++++ DATASET EXTRACT

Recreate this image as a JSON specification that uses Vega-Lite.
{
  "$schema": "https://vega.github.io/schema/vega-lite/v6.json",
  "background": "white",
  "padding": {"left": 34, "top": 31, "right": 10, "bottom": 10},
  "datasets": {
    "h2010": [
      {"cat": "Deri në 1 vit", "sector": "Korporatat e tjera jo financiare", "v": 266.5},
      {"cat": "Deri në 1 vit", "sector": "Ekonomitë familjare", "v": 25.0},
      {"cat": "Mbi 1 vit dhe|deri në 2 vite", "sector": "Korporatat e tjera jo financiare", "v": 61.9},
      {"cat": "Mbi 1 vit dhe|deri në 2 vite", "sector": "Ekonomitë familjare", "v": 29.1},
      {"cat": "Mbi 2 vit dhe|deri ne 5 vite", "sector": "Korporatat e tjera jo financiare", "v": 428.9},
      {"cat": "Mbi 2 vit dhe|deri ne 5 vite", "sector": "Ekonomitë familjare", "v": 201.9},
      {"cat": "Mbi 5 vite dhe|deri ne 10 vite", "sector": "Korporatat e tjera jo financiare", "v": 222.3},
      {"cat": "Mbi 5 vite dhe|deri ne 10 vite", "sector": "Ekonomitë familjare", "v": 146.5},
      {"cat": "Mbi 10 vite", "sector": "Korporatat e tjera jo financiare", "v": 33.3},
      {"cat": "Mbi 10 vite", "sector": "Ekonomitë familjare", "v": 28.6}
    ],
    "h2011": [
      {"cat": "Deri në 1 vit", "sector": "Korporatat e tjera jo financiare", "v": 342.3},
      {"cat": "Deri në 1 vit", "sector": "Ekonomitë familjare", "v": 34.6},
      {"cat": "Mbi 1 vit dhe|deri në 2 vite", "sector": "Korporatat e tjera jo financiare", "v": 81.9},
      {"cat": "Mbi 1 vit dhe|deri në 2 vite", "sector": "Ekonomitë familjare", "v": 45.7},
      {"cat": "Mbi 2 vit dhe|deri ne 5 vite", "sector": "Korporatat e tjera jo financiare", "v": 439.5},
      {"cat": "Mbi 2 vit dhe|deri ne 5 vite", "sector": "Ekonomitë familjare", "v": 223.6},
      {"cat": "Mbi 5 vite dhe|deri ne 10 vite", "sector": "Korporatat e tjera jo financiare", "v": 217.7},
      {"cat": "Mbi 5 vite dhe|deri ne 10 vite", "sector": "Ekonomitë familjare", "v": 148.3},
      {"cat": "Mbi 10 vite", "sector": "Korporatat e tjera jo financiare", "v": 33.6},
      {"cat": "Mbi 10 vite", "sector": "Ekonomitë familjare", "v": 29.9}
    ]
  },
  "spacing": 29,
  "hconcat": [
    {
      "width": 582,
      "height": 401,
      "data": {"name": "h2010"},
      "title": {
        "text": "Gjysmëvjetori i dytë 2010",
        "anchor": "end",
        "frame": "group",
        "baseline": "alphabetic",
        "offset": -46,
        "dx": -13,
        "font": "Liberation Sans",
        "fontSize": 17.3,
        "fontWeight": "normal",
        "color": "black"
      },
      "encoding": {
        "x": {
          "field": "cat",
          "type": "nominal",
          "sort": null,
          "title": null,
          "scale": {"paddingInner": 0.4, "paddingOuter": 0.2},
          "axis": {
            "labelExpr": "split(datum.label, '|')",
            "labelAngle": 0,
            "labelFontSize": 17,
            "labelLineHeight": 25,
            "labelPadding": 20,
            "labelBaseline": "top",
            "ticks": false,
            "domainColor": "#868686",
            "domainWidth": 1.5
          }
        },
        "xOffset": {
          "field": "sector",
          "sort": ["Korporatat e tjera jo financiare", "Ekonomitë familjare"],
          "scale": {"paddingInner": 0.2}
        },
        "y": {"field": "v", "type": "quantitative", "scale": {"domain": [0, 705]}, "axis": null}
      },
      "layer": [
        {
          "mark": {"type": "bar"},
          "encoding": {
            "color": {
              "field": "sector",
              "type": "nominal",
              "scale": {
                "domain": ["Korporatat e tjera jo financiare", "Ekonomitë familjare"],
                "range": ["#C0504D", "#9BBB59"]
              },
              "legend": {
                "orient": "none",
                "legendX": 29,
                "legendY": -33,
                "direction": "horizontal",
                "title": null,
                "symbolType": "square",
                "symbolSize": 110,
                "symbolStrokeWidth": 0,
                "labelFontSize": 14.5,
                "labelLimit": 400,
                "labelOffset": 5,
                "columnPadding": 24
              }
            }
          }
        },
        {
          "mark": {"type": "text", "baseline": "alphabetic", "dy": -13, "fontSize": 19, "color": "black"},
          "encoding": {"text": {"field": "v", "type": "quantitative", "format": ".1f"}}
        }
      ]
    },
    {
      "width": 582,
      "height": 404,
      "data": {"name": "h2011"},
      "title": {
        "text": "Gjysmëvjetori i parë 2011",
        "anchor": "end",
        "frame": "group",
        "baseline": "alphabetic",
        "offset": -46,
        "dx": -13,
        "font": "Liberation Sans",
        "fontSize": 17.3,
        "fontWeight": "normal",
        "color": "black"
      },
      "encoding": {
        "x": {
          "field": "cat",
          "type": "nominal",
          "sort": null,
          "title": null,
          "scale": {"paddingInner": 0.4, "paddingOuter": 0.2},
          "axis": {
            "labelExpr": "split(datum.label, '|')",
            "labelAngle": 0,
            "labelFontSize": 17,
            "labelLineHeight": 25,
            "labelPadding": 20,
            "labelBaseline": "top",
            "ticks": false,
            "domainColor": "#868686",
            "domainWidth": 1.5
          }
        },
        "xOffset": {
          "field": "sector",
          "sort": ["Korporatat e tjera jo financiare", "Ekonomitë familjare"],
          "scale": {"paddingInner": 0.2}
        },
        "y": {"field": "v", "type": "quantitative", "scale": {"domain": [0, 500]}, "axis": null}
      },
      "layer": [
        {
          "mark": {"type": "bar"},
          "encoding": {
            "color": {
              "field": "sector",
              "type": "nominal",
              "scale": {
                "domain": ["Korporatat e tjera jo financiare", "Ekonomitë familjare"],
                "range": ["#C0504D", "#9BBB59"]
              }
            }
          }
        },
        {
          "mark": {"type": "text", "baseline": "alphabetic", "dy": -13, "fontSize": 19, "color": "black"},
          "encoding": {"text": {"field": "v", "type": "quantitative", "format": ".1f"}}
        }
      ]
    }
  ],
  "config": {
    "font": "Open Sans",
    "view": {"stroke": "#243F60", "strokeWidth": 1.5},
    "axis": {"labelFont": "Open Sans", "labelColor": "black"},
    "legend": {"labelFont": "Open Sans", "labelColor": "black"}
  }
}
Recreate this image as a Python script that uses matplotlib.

++++++++

SET PROBLEM: Reproduce the data in its entirety, matching each character.

SOLUTION FOR THIS PROBLEM:
Recreate this image as a JSON specification that uses Vega-Lite.
{
  "$schema": "https://vega.github.io/schema/vega-lite/v6.json",
  "background": "white",
  "padding": {"left": 34, "top": 31, "right": 10, "bottom": 10},
  "datasets": {
    "h2010": [
      {"cat": "Deri në 1 vit", "sector": "Korporatat e tjera jo financiare", "v": 266.5},
      {"cat": "Deri në 1 vit", "sector": "Ekonomitë familjare", "v": 25.0},
      {"cat": "Mbi 1 vit dhe|deri në 2 vite", "sector": "Korporatat e tjera jo financiare", "v": 61.9},
      {"cat": "Mbi 1 vit dhe|deri në 2 vite", "sector": "Ekonomitë familjare", "v": 29.1},
      {"cat": "Mbi 2 vit dhe|deri ne 5 vite", "sector": "Korporatat e tjera jo financiare", "v": 428.9},
      {"cat": "Mbi 2 vit dhe|deri ne 5 vite", "sector": "Ekonomitë familjare", "v": 201.9},
      {"cat": "Mbi 5 vite dhe|deri ne 10 vite", "sector": "Korporatat e tjera jo financiare", "v": 222.3},
      {"cat": "Mbi 5 vite dhe|deri ne 10 vite", "sector": "Ekonomitë familjare", "v": 146.5},
      {"cat": "Mbi 10 vite", "sector": "Korporatat e tjera jo financiare", "v": 33.3},
      {"cat": "Mbi 10 vite", "sector": "Ekonomitë familjare", "v": 28.6}
    ],
    "h2011": [
      {"cat": "Deri në 1 vit", "sector": "Korporatat e tjera jo financiare", "v": 342.3},
      {"cat": "Deri në 1 vit", "sector": "Ekonomitë familjare", "v": 34.6},
      {"cat": "Mbi 1 vit dhe|deri në 2 vite", "sector": "Korporatat e tjera jo financiare", "v": 81.9},
      {"cat": "Mbi 1 vit dhe|deri në 2 vite", "sector": "Ekonomitë familjare", "v": 45.7},
      {"cat": "Mbi 2 vit dhe|deri ne 5 vite", "sector": "Korporatat e tjera jo financiare", "v": 439.5},
      {"cat": "Mbi 2 vit dhe|deri ne 5 vite", "sector": "Ekonomitë familjare", "v": 223.6},
      {"cat": "Mbi 5 vite dhe|deri ne 10 vite", "sector": "Korporatat e tjera jo financiare", "v": 217.7},
      {"cat": "Mbi 5 vite dhe|deri ne 10 vite", "sector": "Ekonomitë familjare", "v": 148.3},
      {"cat": "Mbi 10 vite", "sector": "Korporatat e tjera jo financiare", "v": 33.6},
      {"cat": "Mbi 10 vite", "sector": "Ekonomitë familjare", "v": 29.9}
    ]
  },
  "spacing": 29,
  "hconcat": [
    {
      "width": 582,
      "height": 401,
      "data": {"name": "h2010"},
      "title": {
        "text": "Gjysmëvjetori i dytë 2010",
        "anchor": "end",
        "frame": "group",
        "baseline": "alphabetic",
        "offset": -46,
        "dx": -13,
        "font": "Liberation Sans",
        "fontSize": 17.3,
        "fontWeight": "normal",
        "color": "black"
      },
      "encoding": {
        "x": {
          "field": "cat",
          "type": "nominal",
          "sort": null,
          "title": null,
          "scale": {"paddingInner": 0.4, "paddingOuter": 0.2},
          "axis": {
            "labelExpr": "split(datum.label, '|')",
            "labelAngle": 0,
            "labelFontSize": 17,
            "labelLineHeight": 25,
            "labelPadding": 20,
            "labelBaseline": "top",
            "ticks": false,
            "domainColor": "#868686",
            "domainWidth": 1.5
          }
        },
        "xOffset": {
          "field": "sector",
          "sort": ["Korporatat e tjera jo financiare", "Ekonomitë familjare"],
          "scale": {"paddingInner": 0.2}
        },
        "y": {"field": "v", "type": "quantitative", "scale": {"domain": [0, 705]}, "axis": null}
      },
      "layer": [
        {
          "mark": {"type": "bar"},
          "encoding": {
            "color": {
              "field": "sector",
              "type": "nominal",
              "scale": {
                "domain": ["Korporatat e tjera jo financiare", "Ekonomitë familjare"],
                "range": ["#C0504D", "#9BBB59"]
              },
              "legend": {
                "orient": "none",
                "legendX": 29,
                "legendY": -33,
                "direction": "horizontal",
                "title": null,
                "symbolType": "square",
                "symbolSize": 110,
                "symbolStrokeWidth": 0,
                "labelFontSize": 14.5,
                "labelLimit": 400,
                "labelOffset": 5,
                "columnPadding": 24
              }
            }
          }
        },
        {
          "mark": {"type": "text", "baseline": "alphabetic", "dy": -13, "fontSize": 19, "color": "black"},
          "encoding": {"text": {"field": "v", "type": "quantitative", "format": ".1f"}}
        }
      ]
    },
    {
      "width": 582,
      "height": 404,
      "data": {"name": "h2011"},
      "title": {
        "text": "Gjysmëvjetori i parë 2011",
        "anchor": "end",
        "frame": "group",
        "baseline": "alphabetic",
        "offset": -46,
        "dx": -13,
        "font": "Liberation Sans",
        "fontSize": 17.3,
        "fontWeight": "normal",
        "color": "black"
      },
      "encoding": {
        "x": {
          "field": "cat",
          "type": "nominal",
          "sort": null,
          "title": null,
          "scale": {"paddingInner": 0.4, "paddingOuter": 0.2},
          "axis": {
            "labelExpr": "split(datum.label, '|')",
            "labelAngle": 0,
            "labelFontSize": 17,
            "labelLineHeight": 25,
            "labelPadding": 20,
            "labelBaseline": "top",
            "ticks": false,
            "domainColor": "#868686",
            "domainWidth": 1.5
          }
        },
        "xOffset": {
          "field": "sector",
          "sort": ["Korporatat e tjera jo financiare", "Ekonomitë familjare"],
          "scale": {"paddingInner": 0.2}
        },
        "y": {"field": "v", "type": "quantitative", "scale": {"domain": [0, 500]}, "axis": null}
      },
      "layer": [
        {
          "mark": {"type": "bar"},
          "encoding": {
            "color": {
              "field": "sector",
              "type": "nominal",
              "scale": {
                "domain": ["Korporatat e tjera jo financiare", "Ekonomitë familjare"],
                "range": ["#C0504D", "#9BBB59"]
              }
            }
          }
        },
        {
          "mark": {"type": "text", "baseline": "alphabetic", "dy": -13, "fontSize": 19, "color": "black"},
          "encoding": {"text": {"field": "v", "type": "quantitative", "format": ".1f"}}
        }
      ]
    }
  ],
  "config": {
    "font": "Open Sans",
    "view": {"stroke": "#243F60", "strokeWidth": 1.5},
    "axis": {"labelFont": "Open Sans", "labelColor": "black"},
    "legend": {"labelFont": "Open Sans", "labelColor": "black"}
  }
}
Recreate this image as a Python script that uses matplotlib.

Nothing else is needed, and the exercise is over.